Buttigieg will be a 2020-21 faculty fellow at Notre Dame’s Institute for Advanced Study (NDIAS), taking part in a cohort that is set to focus on the “nature of trust.” In October, the former mayor will release a book on just that subject, called Trust: America’s Best Chance, “interweaving history, political philosophy, and affecting passages of memoir [to explore] the strong relationship between measures of prosperity and levels of social trust.”
Notre Dame’s choice to employ Buttigieg is yet another example of university leadership seeking worldly prestige at the expense of the school’s Catholic mission. While there is some merit to opposing views on this subject, my own opinion is that the individuals any school chooses to hire — whether for administrative or faculty positions — are necessarily a core component of advancing the school’s identity and mission.
There’s much to be said for diversity of thought and ecumenism, but those values should never be taken so far as to excuse the employment of public figures such as Buttigieg who, aside from having little to offer in the way of intellectual rigor or genuine expertise, have repeatedly and in the most public way possible contradicted and flouted Catholic doctrine on key, non-negotiable issues such as abortion and the nature of marriage.

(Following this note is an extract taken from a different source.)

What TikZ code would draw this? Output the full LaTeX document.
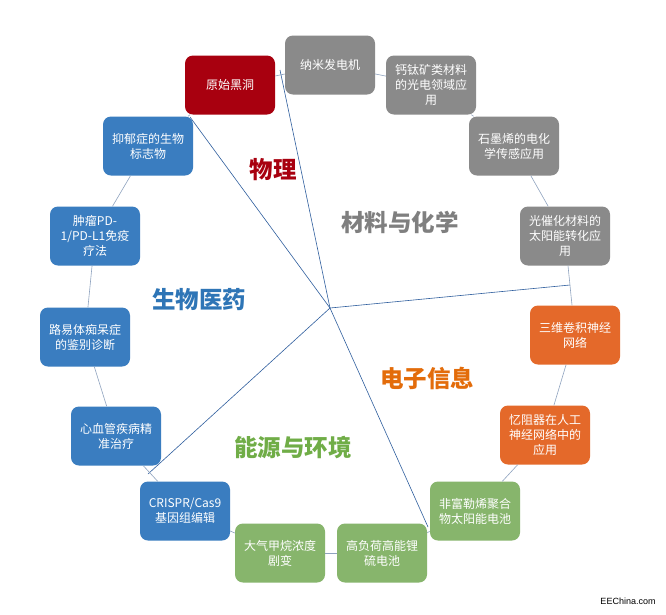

Buttigieg clearly was offered this position not because of any academic work he’s conducted but because of his political career, a career during which he’s routinely espoused positions that undermine the most fundamental parts of the Catholic Church’s view of human nature, sin, and social justice. On the subject of trust, the matter on which the university claims he’s expert, the former mayor hasn’t much to offer aside from a new book and more meaningless pablum about bipartisanship, an overrated virtue that he did little to practice during both his mayorship and his presidential campaign.